La única vez que Steven Spielberg había dirigido una secuencia musical fue en Indiana Jones and the Temple of Doom (1984). Aquella película iniciaba con un número musical protagonizado por la que después se convertiría en su esposa, la actriz Kate Capshaw.
Más de 30 años después, con 74 años a cuestas pero con un corpus artístico impresionante, Spielberg se lanza a la aventura no sólo de explorar un género del cual no había filmado antes, sino que además realiza el primer remake de su carrera. ¿Por qué el interés de Spielberg en hacer una nueva versión de esta cinta?
Como sea, el resultado es sorprendente. Podrán no ser asiduos al género musical (yo mismo no lo soy), pero sería necio regatear a Spielberg el brío, la atmósfera y el encanto visual de esta película.

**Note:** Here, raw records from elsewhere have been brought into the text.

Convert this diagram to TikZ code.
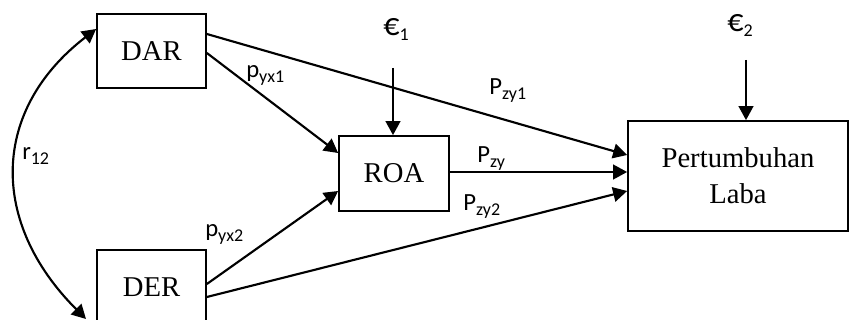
\documentclass[tikz,border=0pt]{standalone}
\usepackage{fontspec}
\setmainfont{Liberation Serif}
\newfontfamily\lblfont{Carlito}
\usetikzlibrary{arrows.meta,calc}
\newcommand{\lsub}[1]{\raisebox{-0.2em}{\fontsize{13.5}{13.5}\selectfont #1}}
\newcommand{\euro}{\scalebox{1.3}{€}}
\tikzset{
  box/.style={draw, line width=1.3pt, rectangle, inner sep=0pt, font=\fontsize{21.5}{27}\selectfont, align=center},
  conn/.style={line width=1.6pt, -{Triangle[length=10.5pt,width=11pt]}},
  lbl/.style={font=\lblfont\fontsize{18.5}{18.5}\selectfont, inner sep=0pt, anchor=base west},
}
\begin{document}
\begin{tikzpicture}[x=0.75pt,y=-0.75pt]
\useasboundingbox (0,0) rectangle (849,320);
\node[box, minimum width=81.75pt, minimum height=55.5pt] (DAR) at (151.5,51) {DAR};
\node[box, minimum width=81.75pt, minimum height=55.5pt] (DER) at (151.5,287) {DER};
\node[box, minimum width=82.5pt, minimum height=56.25pt] (ROA) at (394,173.5) {ROA};
\node[box, minimum width=165pt, minimum height=82.5pt] (PL) at (738,176) {Pertumbuhan\\Laba};

\node[lbl] (e1) at (383,36) {\euro\lsub{1}};
\node[lbl] (e2) at (727,32) {\euro\lsub{2}};
\coordinate (e1s) at (393,68);
\coordinate (e2s) at (746,60);

\draw[conn] (e1s) -- (e1s |- ROA.north);
\draw[conn] (e2s) -- (e2s |- PL.north);

\draw[conn] ($(DAR.east)+(0,-17)$) -- ($(PL.west)+(0,-21)$);
\draw[conn] ($(DAR.east)+(0,2)$) -- ($(ROA.west)+(0,-20.5)$);
\draw[conn] ($(DER.east)+(0,-3)$) -- ($(ROA.west)+(0,17.5)$);
\draw[conn] ($(DER.east)+(0,10)$) -- ($(PL.west)+(0,15)$);
\coordinate (rs) at ($(ROA.east)+(0,-1.5)$);
\draw[conn] (rs) -- (rs -| PL.west);

\coordinate (rend) at (86,319);
\draw[line width=1.6pt, {Triangle[length=10.5pt,width=11pt]}-{Triangle[length=10.5pt,width=11pt]}]
  (rend) .. controls (-11,222) and (-9,110) .. ($(DAR.west)+(0,-22)$);

\node[lbl] (r12) at (22,160) {r\lsub{12}};
\node[lbl] (pyx1) at (246,78) {p\lsub{yx1}};
\node[lbl] (pyx2) at (205,237) {p\lsub{yx2}};
\node[lbl] (pzy1) at (489,95) {P\lsub{zy1}};
\node[lbl] (pzy) at (477,163) {P\lsub{zy}};
\node[lbl] (pzy2) at (463,211) {P\lsub{zy2}};
\end{tikzpicture}
\end{document}
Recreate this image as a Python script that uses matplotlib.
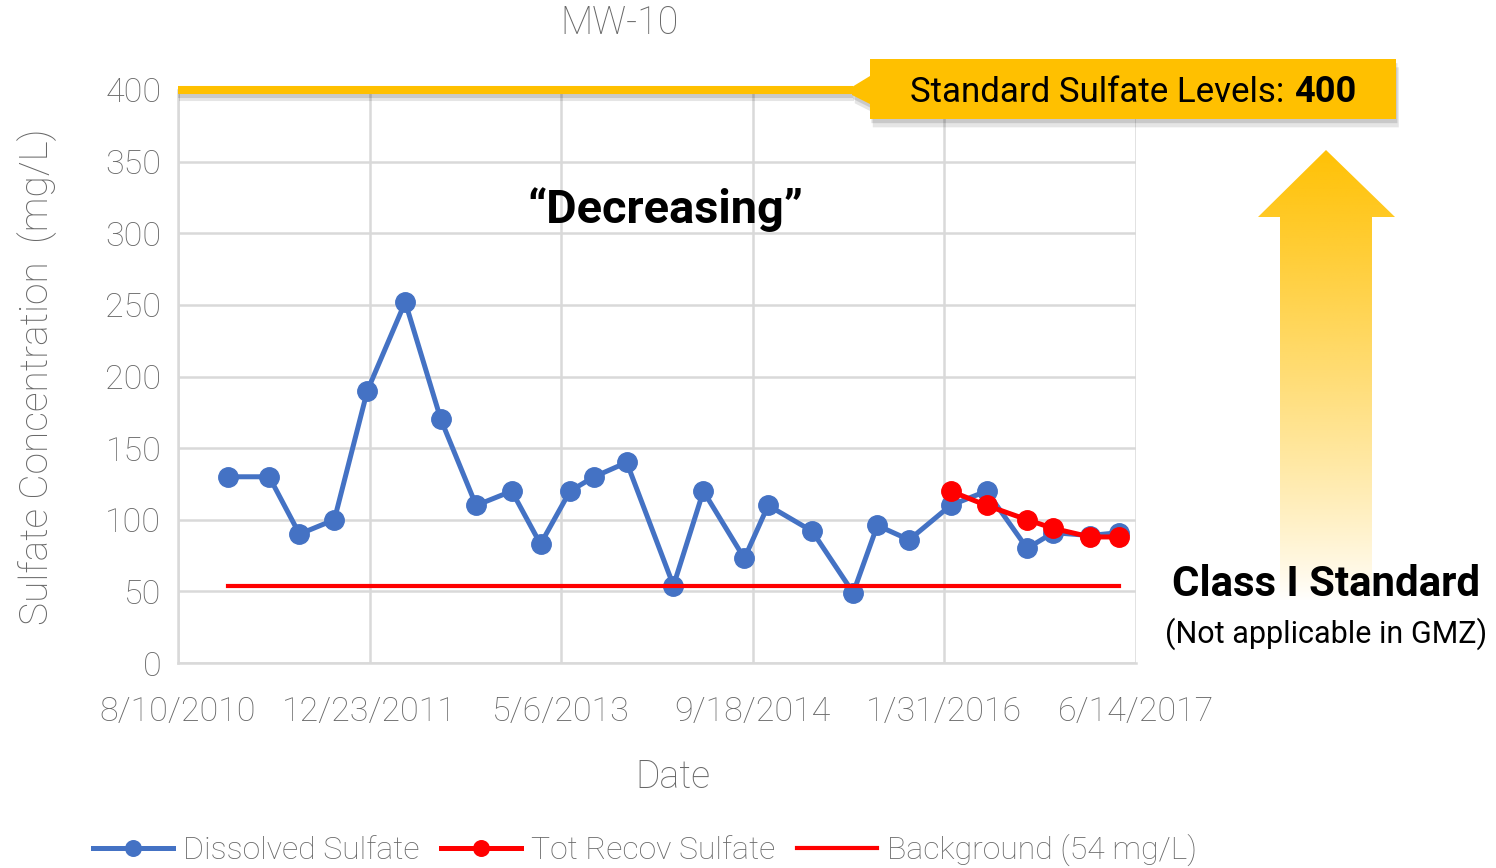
import numpy as np
import pandas as pd
import matplotlib
matplotlib.use('Agg')
import matplotlib.pyplot as plt
import matplotlib.patheffects as pe
from matplotlib.patches import Polygon
from matplotlib.font_manager import FontProperties

# sampling dates and results (mg/L)
dissolved_dates = ['2010-12-19', '2011-04-05', '2011-06-23', '2011-09-22', '2011-12-17',
                   '2012-03-25', '2012-06-26', '2012-09-26', '2012-12-28', '2013-03-13',
                   '2013-05-29', '2013-07-31', '2013-10-24', '2014-02-23', '2014-05-12',
                   '2014-08-27', '2014-10-28', '2015-02-20', '2015-06-07', '2015-08-09',
                   '2015-10-31', '2016-02-16', '2016-05-20', '2016-09-03', '2016-11-10',
                   '2017-02-14', '2017-05-01']
dissolved = [130, 130, 90, 100, 190, 252, 170, 110, 120, 83, 120, 130, 140, 54, 120,
             73, 110, 92, 49, 96, 86, 110, 120, 80, 91, 89, 91]

tot_recov_dates = ['2016-02-16', '2016-05-20', '2016-09-03', '2016-11-10', '2017-02-14', '2017-05-01']
tot_recov = [120, 110, 100, 94, 88, 88]

background = 54
standard = 400

x_start, x_end = '2010-08-10', '2017-06-14'
y_ticks = [0, 50, 100, 150, 200, 250, 300, 350, 400]

BLUE = '#4472C4'
RED = '#FF0000'
GOLD = '#FFC000'
GREY = '#686868'
GRID = '#D9D9D9'

light = FontProperties(family='Roboto', weight='light', size=24.5)

W, H = 1496, 868
fig = plt.figure(figsize=(W / 100, H / 100), dpi=100)
ax = fig.add_axes([178 / W, 1 - 663 / H, (1136 - 178) / W, (663 - 90) / H])

d_dates = pd.to_datetime(dissolved_dates)
t_dates = pd.to_datetime(tot_recov_dates)

ax.plot(d_dates, dissolved, color=BLUE, lw=3.6, marker='o', ms=14, zorder=3,
        label='Dissolved Sulfate')
ax.plot(t_dates, tot_recov, color=RED, lw=3.6, marker='o', ms=14, zorder=4,
        label='Tot Recov Sulfate')
ax.plot([d_dates[0], d_dates[-1]], [background, background], color=RED, lw=3,
        zorder=5, label='Background (54 mg/L)')

# axis ranges and ticks
x0, x1 = pd.Timestamp(x_start), pd.Timestamp(x_end)
ax.set_xlim(x0, x1)
ax.set_ylim(0, 400)
xt = pd.date_range(x0, x1, freq='500D')
ax.set_xticks(xt)
ax.set_xticklabels([f'{d.month}/{d.day}/{d.year}' for d in xt])
ax.set_yticks(y_ticks)
ax.tick_params(length=0, colors=GREY)
ax.tick_params(axis='x', pad=24)
ax.tick_params(axis='y', pad=12)
for lab in ax.get_xticklabels() + ax.get_yticklabels():
    lab.set_fontproperties(light)
ax.grid(True, color=GRID, lw=1.8, zorder=0)
ax.set_axisbelow(True)
for side in ['top', 'right']:
    ax.spines[side].set_visible(False)
for side in ['left', 'bottom']:
    ax.spines[side].set_color(GRID)
    ax.spines[side].set_linewidth(1.8)

# standard level line with drop shadow
shadow = [pe.SimpleLineShadow(offset=(0, -3), shadow_color='k', alpha=0.12),
          pe.SimpleLineShadow(offset=(1, -5), shadow_color='k', alpha=0.10),
          pe.Normal()]
ax.axhline(standard, xmin=0, xmax=(853 - 178) / 958, color=GOLD, lw=5.8,
           solid_capstyle='butt', clip_on=False, zorder=6, path_effects=shadow)

# labels in figure pixel coordinates
fig.text(620 / W, 1 - 23 / H, 'MW-10', ha='center', va='center', color=GREY,
         fontproperties=FontProperties(family='Roboto', weight='light', size=27))
fig.text(673 / W, 1 - 777 / H, 'Date', ha='center', va='center', color=GREY,
         fontproperties=FontProperties(family='Roboto', weight='light', size=27))
fig.text(37 / W, 1 - 377 / H, 'Sulfate Concentration  (mg/L)', ha='center', va='center',
         rotation=90, color=GREY,
         fontproperties=FontProperties(family='Roboto', weight='light', size=28))

# overlay for callout, arrow and annotations
ov = fig.add_axes([0, 0, 1, 1], zorder=10)
ov.set_xlim(0, W)
ov.set_ylim(H, 0)
ov.axis('off')
renderer = fig.canvas.get_renderer()


def fit_width(txt, width_px):
    # rescale a text so it spans the given width in pixels
    w = txt.get_window_extent(renderer=renderer).width
    txt.set_fontsize(txt.get_fontsize() * width_px / w)


callout = Polygon([(852, 87), (870, 76), (870, 59), (1396, 59), (1396, 119),
                   (870, 119), (870, 104), (852, 95)], closed=True, fc=GOLD, ec='none',
                  path_effects=[pe.SimplePatchShadow(offset=(1, -3), shadow_rgbFace='k', alpha=0.12),
                                pe.SimplePatchShadow(offset=(2, -6), shadow_rgbFace='k', alpha=0.10),
                                pe.Normal()])
ov.add_patch(callout)

t1 = ov.text(910, 92, 'Standard Sulfate Levels: ', ha='left', va='center',
             family='Roboto', fontsize=26, color='k')
t2 = ov.text(1356, 92, '400', ha='right', va='center', family='Roboto',
             fontsize=26, fontweight='bold', color='k')
fit_width(t1, 1356 - 910 - t2.get_window_extent(renderer=renderer).width)

# gradient arrow
arrow_pts = [(1326, 150), (1395, 217), (1372, 217), (1372, 602), (1280, 602),
             (1280, 217), (1258, 217)]
arrow = Polygon(arrow_pts, closed=True, fc='none', ec='none')
ov.add_patch(arrow)
fade = np.linspace(0, 1, 256)
grad = np.zeros((256, 1, 4))
grad[..., 0] = 1.0
grad[..., 1] = 0xC0 / 255
grad[..., 2] = 0.0
grad[..., 3] = ((1 - fade) ** 0.85)[:, None] * 0.98
im = ov.imshow(grad, extent=(1258, 1396, 602, 150), origin='upper', aspect='auto',
               interpolation='bilinear', zorder=1)
im.set_clip_path(arrow)
ov.set_xlim(0, W)
ov.set_ylim(H, 0)

c1 = ov.text(1326, 584, 'Class I Standard', ha='center', va='center', family='Roboto',
             fontsize=30, fontweight='bold', color='k', zorder=3)
fit_width(c1, 308)
c2 = ov.text(1326, 634, '(Not applicable in GMZ)', ha='center', va='center', family='Roboto',
             fontsize=22, color='k', zorder=3)
fit_width(c2, 322)
dec = ov.text(665, 210, '\u201cDecreasing\u201d', ha='center', va='center', family='Roboto',
              fontsize=30, fontweight='bold', color='k', zorder=3)
fit_width(dec, 276)

# legend along the bottom
handles, labels = ax.get_legend_handles_labels()
leg = fig.legend(handles, labels, loc='center', bbox_to_anchor=(645 / W, 1 - 850 / H),
                 ncol=3, frameon=False, handlelength=2.5, handletextpad=0.3,
                 columnspacing=0.7, markerscale=0.8,
                 prop=FontProperties(family='Roboto', weight='light', size=23))
for t in leg.get_texts():
    t.set_color(GREY)

fig.savefig('out.png', dpi=100)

La historia es la misma que antaño: dos bandas rivales, los Sharks (jóvenes puertorriqueños) y los Jets (jóvenes blancos) se disputan territorio en el West Side de Nueva York a finales de los años 50. La enemistad se incrementa cuando María (solvente Rachel Zegler), la hermana del líder de los Sharks, se enamora de Tony (Ansel Elgort, medio en automático), que pertenece a los Jets. Si no adivinan lo que pasará después es que no han leído a William Shakespeare.
Spielberg le otorga a su cinta mayor contexto que la del ‘62. Aquella inicia con una toma cenital de Nueva York, mientras que la de Spielberg (apoyado por computadoras) muestra el lugar donde próximamente será construido el Lincoln Center: sobre las ruinas de un barrio popular neoyorquino.
Las peleas entre las bandas rivales dejan de ser representadas únicamente con baile, aquí si hay golpes y el conflicto social se recalca mucho más. Pero el logro más notable está en el imaginario visual. Janusz Kaminski (fotógrafo de cabecera de Spielberg), entrega una fotografía apabullante de colores opacos y encuadres soberbios que aportan una nueva textura a este relato. Spielberg y Kaminski hacen de Nueva York un enorme escenario teatral donde sus actores (destacan David Álvarez y Mike Faist) nos presentan a una nación dividida, aunque probablemente no tan fracturada como la Norteamérica actual.
Aún cuando el comentario político y la reinvención visual son razones suficientes para ver esta cinta, la pregunta permanece: ¿por qué a Spielberg le interesaría hacer un remake de West Side Story? La respuesta está después de los créditos, cuando leemos la dedicatoria de esta cinta.
Es entonces que, no sin una pequeña lágrima, entendemos no sólo la necesidad de Steven, el cineasta, por hacer esta película, sino que además queda claro que, en efecto, que estamos ante una pieza más de Spielberg, el autor.